Quote from: Zer0 on 29/05/2023 19:01:07
The proportion of the Tool was huge, in comparison to the job/product.

It had a yellowish oily fluid in place of a milky white cutting fluid.

Anyways, i think the Thickness of the plates being cut is not allowing it to Curl.
(guessing)
See here:


* Skiving.png (8.13 kB . 1717x656 - viewed 1183 times)

In order for the shaving to separate, it must bend at A in order to make room for the tool, but before A it had to bend at B, and before B, C, etc. Hence the shaving curls, because once it has bent at the tip, there's nothing applying a force to straighten it again.

If you look at the video however, you'll see that the finished fin is less that half the length of material shaved off, so it must be being compressed, and I think it might be the deformation beyond it's elastic limit as it's compressed that's straightening it, but I'm not conviced I can see where the force to do that would come from either.
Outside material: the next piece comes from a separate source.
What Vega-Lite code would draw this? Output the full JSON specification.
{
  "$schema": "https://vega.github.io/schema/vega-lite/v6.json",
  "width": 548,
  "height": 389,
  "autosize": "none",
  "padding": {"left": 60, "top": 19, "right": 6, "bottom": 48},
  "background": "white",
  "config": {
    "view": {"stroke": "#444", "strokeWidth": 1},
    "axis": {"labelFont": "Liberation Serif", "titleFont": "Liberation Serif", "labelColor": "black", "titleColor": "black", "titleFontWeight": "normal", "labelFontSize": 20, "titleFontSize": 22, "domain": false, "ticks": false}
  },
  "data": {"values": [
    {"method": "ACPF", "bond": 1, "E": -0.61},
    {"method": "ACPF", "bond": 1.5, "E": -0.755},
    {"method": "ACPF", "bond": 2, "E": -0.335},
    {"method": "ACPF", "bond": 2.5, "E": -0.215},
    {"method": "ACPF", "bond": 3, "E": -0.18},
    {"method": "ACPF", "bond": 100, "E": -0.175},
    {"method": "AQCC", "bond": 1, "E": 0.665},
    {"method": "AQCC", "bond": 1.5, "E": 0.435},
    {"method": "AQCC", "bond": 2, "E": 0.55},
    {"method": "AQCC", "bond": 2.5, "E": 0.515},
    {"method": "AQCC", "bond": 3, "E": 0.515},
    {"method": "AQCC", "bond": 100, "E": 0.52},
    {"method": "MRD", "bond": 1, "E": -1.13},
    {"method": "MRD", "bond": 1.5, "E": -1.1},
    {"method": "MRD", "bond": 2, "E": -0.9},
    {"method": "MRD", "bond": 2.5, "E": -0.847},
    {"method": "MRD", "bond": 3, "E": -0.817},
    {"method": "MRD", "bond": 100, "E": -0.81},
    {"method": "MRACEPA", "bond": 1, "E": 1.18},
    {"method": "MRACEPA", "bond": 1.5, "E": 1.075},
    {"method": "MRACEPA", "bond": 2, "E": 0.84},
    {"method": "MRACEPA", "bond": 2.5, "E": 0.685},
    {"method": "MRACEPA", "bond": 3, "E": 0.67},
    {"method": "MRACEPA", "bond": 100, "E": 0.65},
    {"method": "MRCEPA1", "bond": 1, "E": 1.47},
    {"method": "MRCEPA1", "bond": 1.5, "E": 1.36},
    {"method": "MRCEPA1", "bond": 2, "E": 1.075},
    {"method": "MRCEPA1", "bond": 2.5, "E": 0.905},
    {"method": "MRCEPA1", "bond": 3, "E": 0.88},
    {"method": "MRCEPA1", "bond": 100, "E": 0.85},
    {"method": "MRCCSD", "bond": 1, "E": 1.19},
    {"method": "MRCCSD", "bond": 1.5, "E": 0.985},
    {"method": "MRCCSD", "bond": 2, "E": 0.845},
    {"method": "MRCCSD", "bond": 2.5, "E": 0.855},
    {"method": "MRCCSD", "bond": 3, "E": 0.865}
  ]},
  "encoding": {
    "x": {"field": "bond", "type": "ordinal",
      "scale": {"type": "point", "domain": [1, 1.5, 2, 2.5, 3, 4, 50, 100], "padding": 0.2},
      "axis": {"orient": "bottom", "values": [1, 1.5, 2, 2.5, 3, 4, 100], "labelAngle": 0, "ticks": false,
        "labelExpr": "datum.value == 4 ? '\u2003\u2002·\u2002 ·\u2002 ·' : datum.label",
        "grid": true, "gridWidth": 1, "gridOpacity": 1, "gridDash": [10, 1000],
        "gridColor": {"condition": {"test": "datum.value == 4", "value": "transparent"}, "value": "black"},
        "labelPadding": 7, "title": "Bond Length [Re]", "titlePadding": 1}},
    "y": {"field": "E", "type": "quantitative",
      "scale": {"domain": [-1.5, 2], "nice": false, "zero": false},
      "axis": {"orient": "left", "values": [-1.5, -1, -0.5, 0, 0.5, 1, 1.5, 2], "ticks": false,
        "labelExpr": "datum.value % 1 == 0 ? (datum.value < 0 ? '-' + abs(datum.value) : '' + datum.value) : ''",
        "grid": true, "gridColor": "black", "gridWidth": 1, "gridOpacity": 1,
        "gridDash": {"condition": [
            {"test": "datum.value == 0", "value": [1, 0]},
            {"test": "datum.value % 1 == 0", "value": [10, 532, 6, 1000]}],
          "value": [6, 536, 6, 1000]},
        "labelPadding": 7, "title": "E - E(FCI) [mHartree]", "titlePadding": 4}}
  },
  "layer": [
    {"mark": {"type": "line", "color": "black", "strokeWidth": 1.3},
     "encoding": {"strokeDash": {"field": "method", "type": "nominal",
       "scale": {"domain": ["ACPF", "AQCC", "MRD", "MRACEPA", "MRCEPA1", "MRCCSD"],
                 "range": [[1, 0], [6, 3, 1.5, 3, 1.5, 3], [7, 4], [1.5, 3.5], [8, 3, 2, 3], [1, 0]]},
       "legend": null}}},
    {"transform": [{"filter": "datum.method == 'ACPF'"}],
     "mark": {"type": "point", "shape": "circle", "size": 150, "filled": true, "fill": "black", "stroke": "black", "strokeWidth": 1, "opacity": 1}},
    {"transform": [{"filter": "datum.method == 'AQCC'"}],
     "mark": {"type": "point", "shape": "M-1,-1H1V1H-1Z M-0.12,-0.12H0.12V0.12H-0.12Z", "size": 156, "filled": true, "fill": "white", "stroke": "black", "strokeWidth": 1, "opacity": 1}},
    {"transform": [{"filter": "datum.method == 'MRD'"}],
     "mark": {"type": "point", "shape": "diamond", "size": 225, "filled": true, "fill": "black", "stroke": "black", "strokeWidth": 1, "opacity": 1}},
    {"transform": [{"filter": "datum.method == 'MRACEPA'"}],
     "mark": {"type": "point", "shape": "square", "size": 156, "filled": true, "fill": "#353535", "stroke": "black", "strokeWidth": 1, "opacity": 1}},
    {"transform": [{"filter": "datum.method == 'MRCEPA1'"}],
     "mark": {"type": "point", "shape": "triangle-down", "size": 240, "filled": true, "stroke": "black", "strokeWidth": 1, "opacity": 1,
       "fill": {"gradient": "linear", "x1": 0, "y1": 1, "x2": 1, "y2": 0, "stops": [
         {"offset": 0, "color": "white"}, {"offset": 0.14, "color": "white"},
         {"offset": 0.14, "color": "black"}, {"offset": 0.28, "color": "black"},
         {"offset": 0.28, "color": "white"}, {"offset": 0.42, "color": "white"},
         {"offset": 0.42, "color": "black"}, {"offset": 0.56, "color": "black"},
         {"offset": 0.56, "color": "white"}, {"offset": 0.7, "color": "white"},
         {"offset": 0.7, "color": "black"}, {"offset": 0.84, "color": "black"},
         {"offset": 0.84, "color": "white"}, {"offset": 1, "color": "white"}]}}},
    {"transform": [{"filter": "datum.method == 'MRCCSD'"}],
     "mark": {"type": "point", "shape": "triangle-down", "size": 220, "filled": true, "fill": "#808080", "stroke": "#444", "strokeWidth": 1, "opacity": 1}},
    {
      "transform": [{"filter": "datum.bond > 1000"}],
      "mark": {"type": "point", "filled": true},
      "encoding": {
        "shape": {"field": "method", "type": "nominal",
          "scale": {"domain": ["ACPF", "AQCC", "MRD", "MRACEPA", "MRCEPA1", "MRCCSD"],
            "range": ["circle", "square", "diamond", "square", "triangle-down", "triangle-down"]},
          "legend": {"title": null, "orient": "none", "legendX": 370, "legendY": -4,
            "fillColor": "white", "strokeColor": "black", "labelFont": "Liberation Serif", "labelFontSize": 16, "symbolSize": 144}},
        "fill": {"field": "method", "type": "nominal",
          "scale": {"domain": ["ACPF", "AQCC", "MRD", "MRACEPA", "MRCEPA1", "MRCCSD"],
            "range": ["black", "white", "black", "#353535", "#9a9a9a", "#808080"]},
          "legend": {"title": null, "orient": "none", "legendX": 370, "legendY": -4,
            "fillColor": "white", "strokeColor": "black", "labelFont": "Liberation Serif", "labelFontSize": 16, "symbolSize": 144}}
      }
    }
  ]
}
The shaving is sliding over a smooth lubricated surface, after all.

And if it that's it, why doesn't all swarf come off the tool straight?

Quote from: Zer0 on 29/05/2023 19:01:07
ps - Why is it a $64,000 question?
It's just a turn of phrase. It derives from an old 1960s TV contest in the USA where people answered questions with a prize that doubled each time. The final question was the $64,000 question.